WRITTEN REQUEST:
From the first line of the data down to and including the line with "of Care Ultrasound</text>", copy everything exactly, leaving out pictures.

* Start GIVEN MATERIAL *

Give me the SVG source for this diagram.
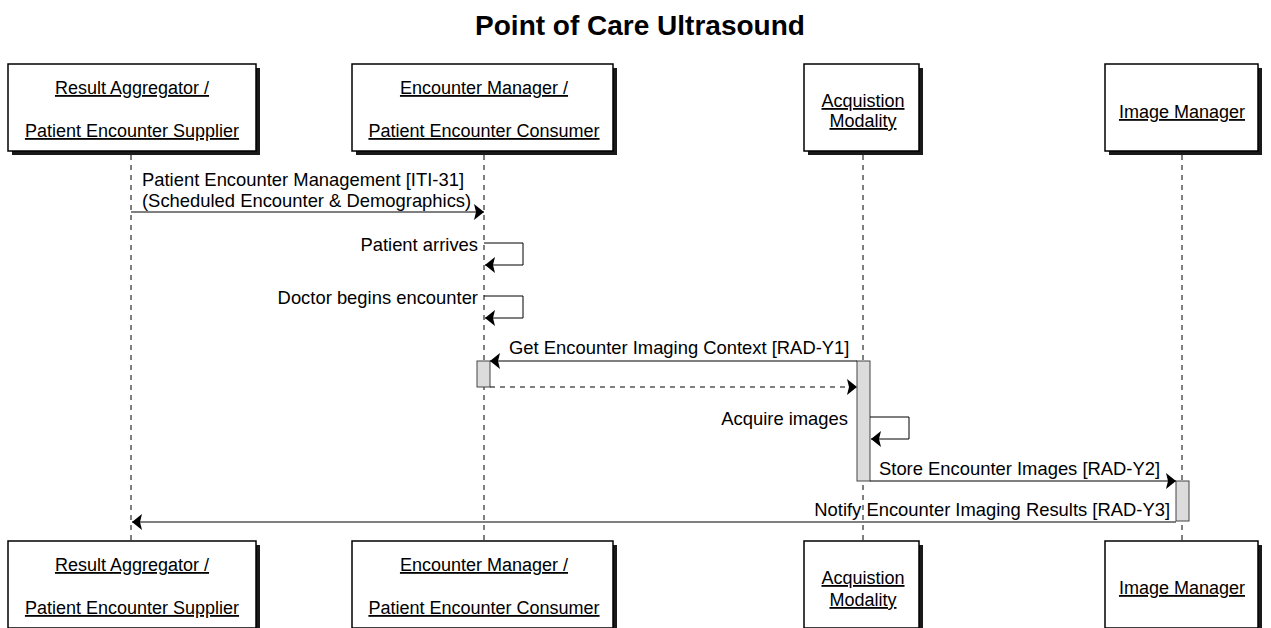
<svg xmlns="http://www.w3.org/2000/svg" width="1271" height="628" viewBox="0 0 1271 628">
<style>
.box{fill:#fff;stroke:#000;stroke-width:1.5}
.shadow{fill:#1a1a1a}
.lt{font-family:"Liberation Sans",Arial,sans-serif;font-size:18px;fill:#000;text-decoration:underline}
.t{font-family:"Liberation Sans",Arial,sans-serif;font-size:18.4px;fill:#000}
.life{stroke:#000;stroke-width:1;stroke-dasharray:5,5;fill:none}
.msg{stroke:#000;stroke-width:1;fill:none}
.ret{stroke:#000;stroke-width:1;fill:none;stroke-dasharray:5,5}
.act{fill:#dcdcdc;stroke:#444;stroke-width:1}
</style>
<defs>
<marker id="ah" markerUnits="userSpaceOnUse" markerWidth="11" markerHeight="16" refX="10" refY="8" orient="auto">
<path d="M0,0 L10,8 L0,16 L2,8 z" fill="#000"/>
</marker>
</defs>
<rect width="1271" height="628" fill="#fff"/>
<text x="640" y="35" text-anchor="middle" style="font-family:'Liberation Sans',Arial,sans-serif;font-size:28px;font-weight:bold">Point of Care Ultrasound</text>

<g id="lifelines">
<line class="life" x1="131" y1="155" x2="131" y2="541"/>
<line class="life" x1="484" y1="155" x2="484" y2="541"/>
<line class="life" x1="863" y1="155" x2="863" y2="541"/>
<line class="life" x1="1182" y1="155" x2="1182" y2="541"/>
</g>

<g id="actor-result-aggregator-top">
<rect class="shadow" x="12" y="68" width="248" height="87"/>
<rect class="box" x="8" y="64" width="248" height="87"/>
<text class="lt" x="132" y="94" text-anchor="middle">Result Aggregator /</text>
<text class="lt" x="132" y="137" text-anchor="middle">Patient Encounter Supplier</text>
</g>
<g id="actor-encounter-manager-top">
<rect class="shadow" x="356" y="68" width="261" height="87"/>
<rect class="box" x="352" y="64" width="261" height="87"/>
<text class="lt" x="484" y="94" text-anchor="middle">Encounter Manager /</text>
<text class="lt" x="484" y="137" text-anchor="middle">Patient Encounter Consumer</text>
</g>
<g id="actor-acquisition-top">
<rect class="shadow" x="808" y="68" width="115" height="87"/>
<rect class="box" x="804" y="64" width="115" height="87"/>
<text class="lt" x="863" y="107" text-anchor="middle">Acquistion</text>
<text class="lt" x="863" y="127" text-anchor="middle">Modality</text>
</g>
<g id="actor-image-manager-top">
<rect class="shadow" x="1109" y="68" width="153" height="87"/>
<rect class="box" x="1105" y="64" width="153" height="87"/>
<text class="lt" x="1182" y="118" text-anchor="middle">Image Manager</text>
</g>

<g id="actor-result-aggregator-bottom">
<rect class="shadow" x="12" y="545" width="248" height="87"/>
<rect class="box" x="8" y="541" width="248" height="87"/>
<text class="lt" x="132" y="571" text-anchor="middle">Result Aggregator /</text>
<text class="lt" x="132" y="614" text-anchor="middle">Patient Encounter Supplier</text>
</g>
<g id="actor-encounter-manager-bottom">
<rect class="shadow" x="356" y="545" width="261" height="87"/>
<rect class="box" x="352" y="541" width="261" height="87"/>
<text class="lt" x="484" y="571" text-anchor="middle">Encounter Manager /</text>
<text class="lt" x="484" y="614" text-anchor="middle">Patient Encounter Consumer</text>
</g>
<g id="actor-acquisition-bottom">
<rect class="shadow" x="808" y="545" width="115" height="87"/>
<rect class="box" x="804" y="541" width="115" height="87"/>
<text class="lt" x="863" y="584" text-anchor="middle">Acquistion</text>
<text class="lt" x="863" y="606" text-anchor="middle">Modality</text>
</g>
<g id="actor-image-manager-bottom">
<rect class="shadow" x="1109" y="545" width="153" height="87"/>
<rect class="box" x="1105" y="541" width="153" height="87"/>
<text class="lt" x="1182" y="594" text-anchor="middle">Image Manager</text>
</g>

<g id="activations">
<rect class="act" x="477" y="361" width="13" height="26"/>
<rect class="act" x="857" y="361" width="13" height="120"/>
<rect class="act" x="1176" y="481" width="13" height="40"/>
</g>

<g id="connectors">
<line class="msg" x1="131" y1="212" x2="484" y2="212" marker-end="url(#ah)"/>
<text class="t" x="142" y="186">Patient Encounter Management [ITI-31]</text>
<text class="t" x="142" y="207">(Scheduled Encounter &amp; Demographics)</text>

<polyline class="msg" points="484,243 523,243 523,265 485,265" marker-end="url(#ah)"/>
<text class="t" x="478" y="251" text-anchor="end">Patient arrives</text>

<polyline class="msg" points="484,296 523,296 523,318 485,318" marker-end="url(#ah)"/>
<text class="t" x="478" y="304" text-anchor="end">Doctor begins encounter</text>

<line class="msg" x1="857" y1="361" x2="490" y2="361" marker-end="url(#ah)"/>
<text class="t" x="509" y="354">Get Encounter Imaging Context [RAD-Y1]</text>

<line class="ret" x1="490" y1="387" x2="857" y2="387" marker-end="url(#ah)"/>

<polyline class="msg" points="870,417 909,417 909,439 871,439" marker-end="url(#ah)"/>
<text class="t" x="848" y="425" text-anchor="end">Acquire images</text>

<line class="msg" x1="870" y1="481" x2="1176" y2="481" marker-end="url(#ah)"/>
<text class="t" x="879" y="475">Store Encounter Images [RAD-Y2]</text>

<line class="msg" x1="1176" y1="522" x2="132" y2="522" marker-end="url(#ah)"/>
<text class="t" x="1170" y="516" text-anchor="end">Notify Encounter Imaging Results [RAD-Y3]</text>
</g>
</svg>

* End GIVEN MATERIAL *

EXERCISE RESULT:
Give me the SVG source for this diagram.
<svg xmlns="http://www.w3.org/2000/svg" width="1271" height="628" viewBox="0 0 1271 628">
<style>
.box{fill:#fff;stroke:#000;stroke-width:1.5}
.shadow{fill:#1a1a1a}
.lt{font-family:"Liberation Sans",Arial,sans-serif;font-size:18px;fill:#000;text-decoration:underline}
.t{font-family:"Liberation Sans",Arial,sans-serif;font-size:18.4px;fill:#000}
.life{stroke:#000;stroke-width:1;stroke-dasharray:5,5;fill:none}
.msg{stroke:#000;stroke-width:1;fill:none}
.ret{stroke:#000;stroke-width:1;fill:none;stroke-dasharray:5,5}
.act{fill:#dcdcdc;stroke:#444;stroke-width:1}
</style>
<defs>
<marker id="ah" markerUnits="userSpaceOnUse" markerWidth="11" markerHeight="16" refX="10" refY="8" orient="auto">
<path d="M0,0 L10,8 L0,16 L2,8 z" fill="#000"/>
</marker>
</defs>
<rect width="1271" height="628" fill="#fff"/>
<text x="640" y="35" text-anchor="middle" style="font-family:'Liberation Sans',Arial,sans-serif;font-size:28px;font-weight:bold">Point of Care Ultrasound</text>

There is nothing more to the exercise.